CFPB proposes rules simplifying mortgage points, fees

The Consumer Financial Protection Bureau will propose rules this summer that simplify mortgage points and fees to create greater transparency into originations.

The rules, expected to be finalize by January 2013, will make it clearer for consumers to understand mortgage costs and compare loans, allowing them to choose the best deal.

The CFPB is proposing a requirement that creditors reduce interest rates when consumers elect to pay discount points, which are fees — expressed as a percentage of the loan amount — paid by the consumer to the creditor at the time of loan origination in return for a lower interest rate. Discount points allow consumers to reduce their monthly loan payments.

Lenders must also offer consumers a no-discount-point loan option to make it easier for consumers to compare loan offers who have different combinations of points, fees, and interest rates. This, the bureau says, will enable homebuyers to better compare competing offers from different lenders.

The bureau hopes to ban brokerage firms and creditors from enforcing origination charges that vary with the size of the loan. Instead, they will be allowed to charge only flat origination fees.
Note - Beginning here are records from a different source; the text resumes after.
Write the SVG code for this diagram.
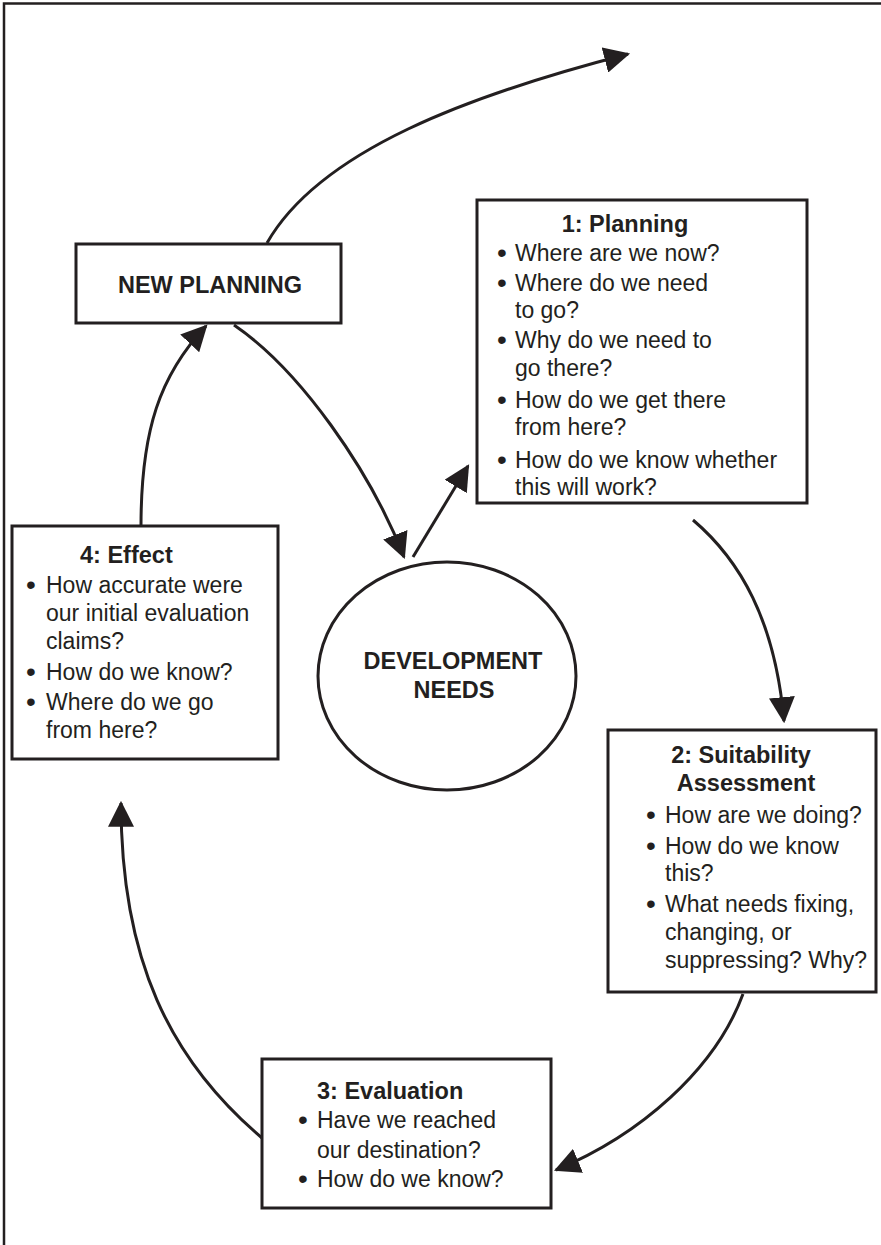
<svg xmlns="http://www.w3.org/2000/svg" width="881" height="1245" viewBox="0 0 881 1245">
<style>
.box{fill:#fff;stroke:#231f20;stroke-width:3}
.conn{fill:none;stroke:#231f20;stroke-width:3;marker-end:url(#ah)}
text{font-family:"Liberation Sans",Arial,sans-serif;fill:#231f20;font-size:23px}
.b{font-weight:bold;font-size:23.5px}
.m{text-anchor:middle}
.d{text-anchor:middle;font-size:28px}
</style>
<defs>
<marker id="ah" markerUnits="userSpaceOnUse" markerWidth="26" markerHeight="26" viewBox="0 0 24 24" refX="22" refY="12" orient="auto">
<path d="M0,0 L24,12 L0,24 z" fill="#231f20"/>
</marker>
</defs>
<rect width="881" height="1245" fill="#fff"/>
<path d="M4,1245 V3.5 H881" fill="none" stroke="#231f20" stroke-width="2.5"/>

<g id="connectors">
<path class="conn" d="M267,243 C320,150 470,95 628,54"/>
<path class="conn" d="M234,325 C300,370 370,470 404,557"/>
<path class="conn" d="M413,557 L468,466"/>
<path class="conn" d="M693,520 C740,560 775,620 784,721"/>
<path class="conn" d="M743,994 C715,1070 640,1135 556,1170"/>
<path class="conn" d="M262,1138 C170,1060 121,960 121,803"/>
<path class="conn" d="M141,526 C141,430 160,375 206,326"/>
</g>

<g id="new-planning">
<rect class="box" x="76" y="244" width="265" height="79"/>
<text class="b m" x="210" y="293">NEW PLANNING</text>
</g>

<g id="development-needs">
<ellipse cx="447" cy="676" rx="129" ry="114" fill="#fff" stroke="#231f20" stroke-width="3"/>
<text class="b m" x="453" y="669">DEVELOPMENT</text>
<text class="b m" x="454" y="698">NEEDS</text>
</g>

<g id="planning">
<rect class="box" x="477" y="200" width="330" height="303"/>
<text class="b m" x="625" y="232">1: Planning</text>
<text class="d" x="502" y="262">•</text>
<text x="515" y="261">Where are we now?</text>
<text class="d" x="502" y="292">•</text>
<text x="515" y="291">Where do we need</text>
<text x="515" y="318">to go?</text>
<text class="d" x="502" y="349">•</text>
<text x="515" y="348">Why do we need to</text>
<text x="515" y="376">go there?</text>
<text class="d" x="502" y="409">•</text>
<text x="515" y="408">How do we get there</text>
<text x="515" y="435">from here?</text>
<text class="d" x="502" y="469">•</text>
<text x="515" y="468">How do we know whether</text>
<text x="515" y="495">this will work?</text>
</g>

<g id="suitability">
<rect class="box" x="608" y="730" width="268" height="262"/>
<text class="b m" x="741" y="763">2: Suitability</text>
<text class="b m" x="746" y="791">Assessment</text>
<text class="d" x="651" y="824">•</text>
<text x="665" y="823">How are we doing?</text>
<text class="d" x="651" y="855">•</text>
<text x="665" y="854">How do we know</text>
<text x="665" y="881">this?</text>
<text class="d" x="651" y="913">•</text>
<text x="665" y="912">What needs fixing,</text>
<text x="665" y="940">changing, or</text>
<text x="665" y="968">suppressing? Why?</text>
</g>

<g id="evaluation">
<rect class="box" x="262" y="1059" width="289" height="149"/>
<text class="b" x="317" y="1099">3: Evaluation</text>
<text class="d" x="303" y="1129">•</text>
<text x="317" y="1128">Have we reached</text>
<text x="317" y="1158">our destination?</text>
<text class="d" x="303" y="1188">•</text>
<text x="317" y="1187">How do we know?</text>
</g>

<g id="effect">
<rect class="box" x="12" y="526" width="266" height="233"/>
<text class="b" x="80" y="563">4: Effect</text>
<text class="d" x="31" y="594">•</text>
<text x="46" y="593">How accurate were</text>
<text x="46" y="621">our initial evaluation</text>
<text x="46" y="649">claims?</text>
<text class="d" x="31" y="681">•</text>
<text x="46" y="680">How do we know?</text>
<text class="d" x="31" y="711">•</text>
<text x="46" y="710">Where do we go</text>
<text x="46" y="738">from here?</text>
</g>
</svg>
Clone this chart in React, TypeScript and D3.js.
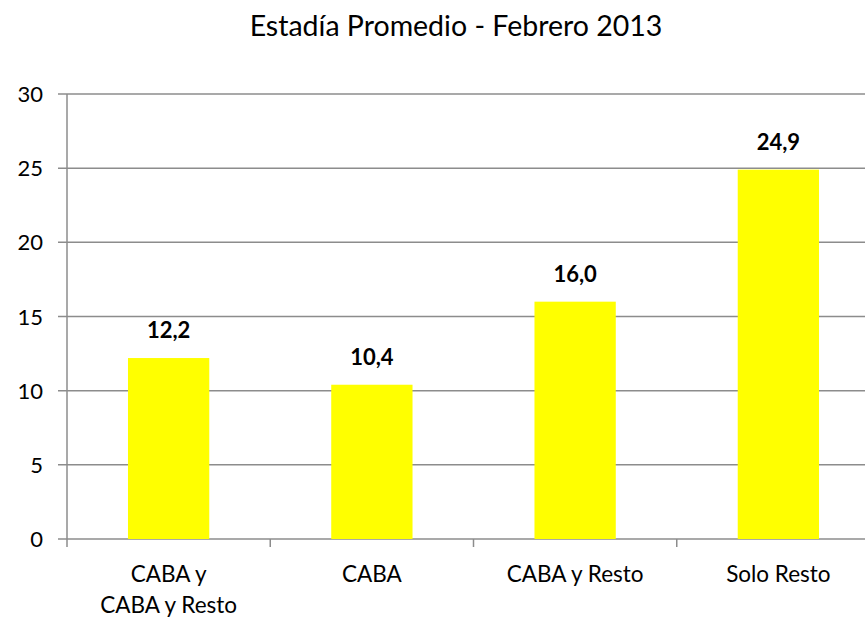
import React from "react";
import * as d3 from "d3";

const categories: string[][] = [["CABA y", "CABA y Resto"], ["CABA"], ["CABA y Resto"], ["Solo Resto"]];
const values: number[] = [12.2, 10.4, 16.0, 24.9];
const yTicks: number[] = [0, 5, 10, 15, 20, 25, 30];
const title = "Estadía Promedio - Febrero 2013";

const W = 865;
const H = 618;
const left = 67;
const right = 880;
const top = 94;
const bottom = 539;
const FONT = "Lato, 'Open Sans', 'DejaVu Sans', sans-serif";

export default function App() {
  const keys = categories.map((_, i) => String(i));
  const x = d3.scaleBand<string>().domain(keys).range([left, right]).paddingInner(0).paddingOuter(0);
  const y = d3.scaleLinear().domain([0, 30]).range([bottom, top]);
  const bw = x.bandwidth() * 0.4;
  const fmt = (v: number) => v.toFixed(1).replace(".", ",");
  const grid = "#8c8c8c";

  return (
    <svg width={W} height={H} style={{ position: "absolute", left: 0, top: 0, background: "#fff" }}>
      <text x={456} y={36} textAnchor="middle" fontFamily={FONT} fontSize={28.5} fill="#000">
        {title}
      </text>
      {yTicks.map((t) => (
        <g key={t}>
          <line x1={58} x2={right} y1={y(t)} y2={y(t)} stroke={grid} strokeWidth={1.5} />
          <text x={43} y={y(t) + 8} textAnchor="end" fontFamily={FONT} fontSize={22} fill="#000">
            {t}
          </text>
        </g>
      ))}
      <line x1={left} x2={left} y1={top} y2={bottom} stroke={grid} strokeWidth={1.5} />
      {keys.map((k) => (
        <line key={"t" + k} x1={x(k)!} x2={x(k)!} y1={bottom} y2={bottom + 8} stroke={grid} strokeWidth={1.5} />
      ))}
      {values.map((v, i) => {
        const cx = x(keys[i])! + x.bandwidth() / 2;
        return (
          <g key={i}>
            <rect x={cx - bw / 2} y={y(v)} width={bw} height={y(0) - y(v)} fill="#ffff00" />
            <text x={cx} y={y(v) - 20} textAnchor="middle" fontFamily={FONT} fontSize={22} fontWeight="bold" fill="#000">
              {fmt(v)}
            </text>
          </g>
        );
      })}
      {categories.map((lines, i) => {
        const cx = x(keys[i])! + x.bandwidth() / 2;
        return (
          <text key={"c" + i} textAnchor="middle" fontFamily={FONT} fontSize={22.5} fill="#000">
            {lines.map((l, j) => (
              <tspan key={j} x={cx} y={582 + j * 31}>
                {l}
              </tspan>
            ))}
          </text>
        );
      })}
    </svg>
  );
}
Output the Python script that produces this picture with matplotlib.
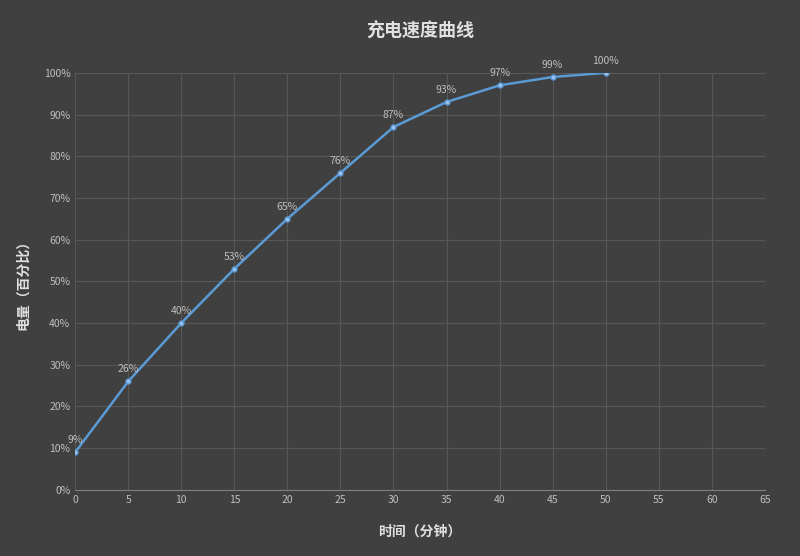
import matplotlib.pyplot as plt

plt.rcParams['font.family'] = ['Noto Sans CJK SC', 'DejaVu Sans']

minutes = [0, 5, 10, 15, 20, 25, 30, 35, 40, 45, 50]
charge = [9, 26, 40, 53, 65, 76, 87, 93, 97, 99, 100]

bg = '#404040'
fig = plt.figure(figsize=(8, 5.56), dpi=100, facecolor=bg)
ax = fig.add_axes([0.094, 0.119, 0.862, 0.75], facecolor=bg)

ax.plot(minutes, charge, color='#5b9bd5', linewidth=1.8, marker='o', markersize=3.5,
        markerfacecolor='#9dc3ef', markeredgecolor='#5b9bd5', zorder=3)
for x, y in zip(minutes, charge):
    ax.annotate(f'{y}%', (x, y), xytext=(0, 5), textcoords='offset points',
                ha='center', va='bottom', color='#bfbfbf', fontsize=7.5)

ax.set_xlim(0, 65)
ax.set_ylim(0, 100)
ax.set_xticks(range(0, 66, 5))
ax.set_yticks(range(0, 101, 10))
ax.set_yticklabels([f'{v}%' for v in range(0, 101, 10)])
ax.grid(True, color='#575757', linewidth=0.8)
ax.set_axisbelow(True)
for s in ax.spines.values():
    s.set_visible(False)
ax.spines['bottom'].set_visible(True)
ax.spines['bottom'].set_color('#808080')
ax.tick_params(colors='#bfbfbf', labelsize=7.5, length=0)

ax.set_title('充电速度曲线', color='#e0e0e0', fontsize=13, fontweight='bold', pad=26)
ax.set_xlabel('时间（分钟）', color='#e0e0e0', fontsize=10, fontweight='bold', labelpad=14)
ax.set_ylabel('电量（百分比）', color='#e0e0e0', fontsize=10, fontweight='bold', labelpad=10)

fig.savefig('out.png', dpi=100, facecolor=bg)
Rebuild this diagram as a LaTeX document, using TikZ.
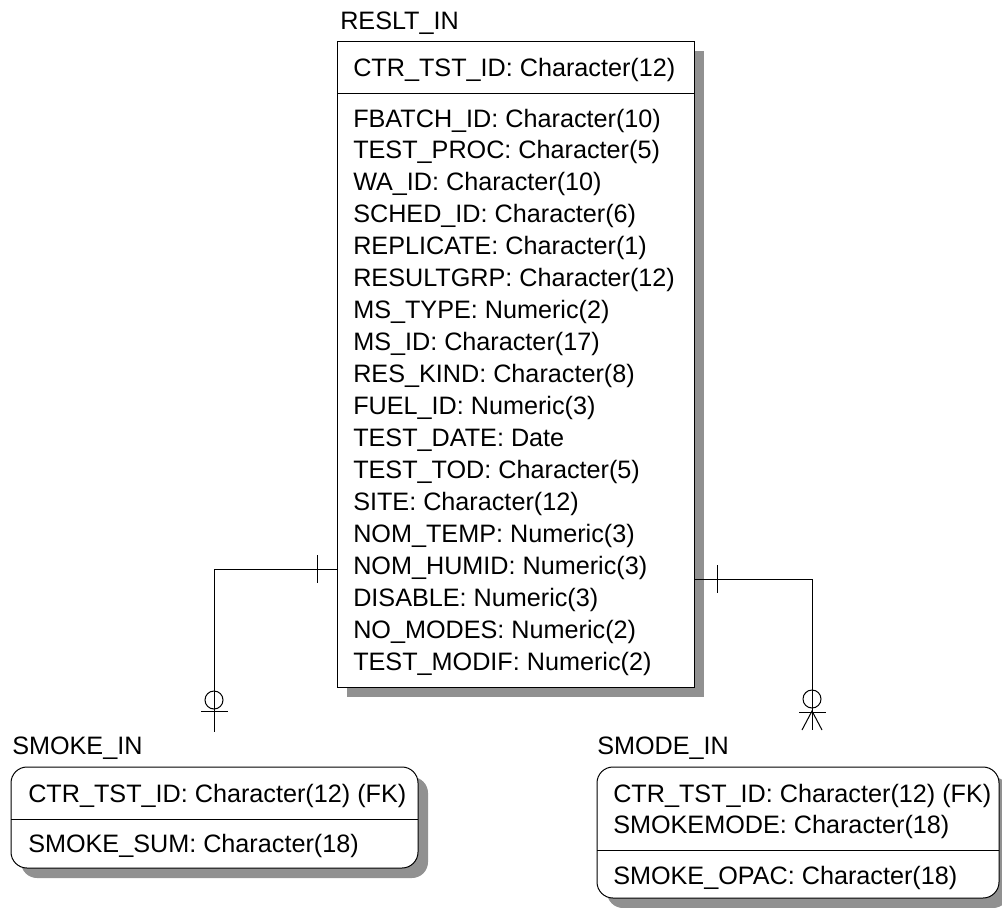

“Mortgages today often come with so many different types of fees and points that it can be hard to compare offers,” said CFPB Director Richard Cordray. “We want to bring greater transparency to the market so consumers can clearly see their options and choose the loan that is right for them.”

The new lending proposals arrive a month after the CFPB brought forth potential changes to how mortgage servicers interact with customers. The changes include clarifying billing statements and giving advance warning of interest-rate changes and so-called force-placed insurance. The bureau intends to finalize these rules by January 2013 as well.

In addition to regulating origination points and fees, the CFPB’s proposals address loan originators’ qualifications, compensation, character, criminal background checks and training requirements.